Bis vor wenigen Monaten nahm sich Google laut Nutzungsbedingungen sogar heraus, die Suchanfragen aller Nutzer zeitlich uneingeschränkt zu speichern. Dazu gehörten jeweils die eingetippten Suchbegriffe, die Zeit der Anfrage, welcher Browser genutzt wurde, die IP-Adresse sowie die so genannten Cookie-Details - das sind kleine Datenschnipsel, die Nutzer auch dann identifizierbar bleiben lassen, wenn sie in neuer Sitzung, also mit frischer Internet-Adresszuteilung, online gehen.
All diese Daten, die anhand eines IP-Abgleichs mit dem Provider des Nutzers personalisiert werden können - was bislang jedoch nur die Staatsanwaltschaften dürfen -, lagen also unendlich lange auf Googles Servern. Erst im März entschied sich das Unternehmen, wenigstens ein bisschen von dieser bei Datenschützern heftig kritisierten Praxis abzurücken.
Wirklich freuen konnen diese sich aber immern noch nicht: Google hatte sich nur eine zeitliche Beschränkung von anderthalb bis zwei Jahren für die Speicherung freiwillig auferlegt. Und selbst nach dieser Zeit werden die Daten immer noch nicht vollständig gelöscht. Sie werden lediglich anonymisiert, so dass sie nicht mehr einer konkreten IP-Adresse zugeordnet werden können.
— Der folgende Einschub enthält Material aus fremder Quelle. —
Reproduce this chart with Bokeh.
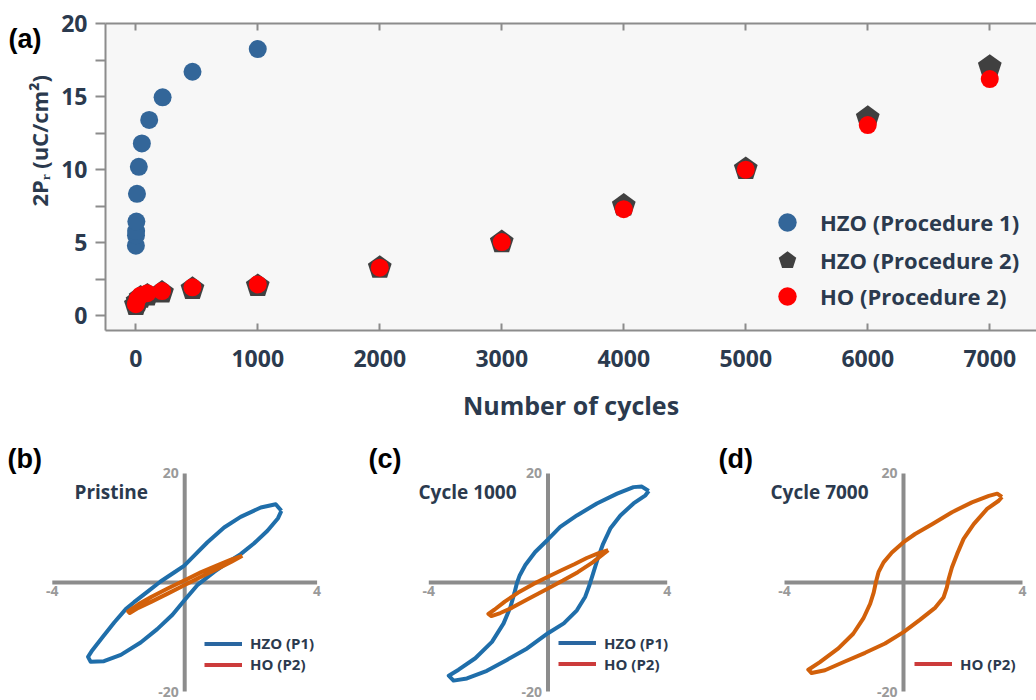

Google erklärt die lange Speicherzeiten in seinen Nutzungsbedingungen mit der Notwendigkeit, über diese Logdateien technische Verbesserungen an der Suchmaschine vornehmen zu können - auch in Sachen Sicherheit und Betrugsabwehr sei dies laut Google notwendig. Warum dies nicht auch mit kürzeren Speicherfristen oder teilweise auch aggregierten, also zusammengefassten Daten funktionieren kann, sagt man nicht. Und so dürfte das Interesse staatlicher Stellen an dem großen Pool an Google-"Wünschen" der Nutzer nur weiter zunehmen - und die Gefahr einer allumfassenden Überwachung per Suchmaschine auch.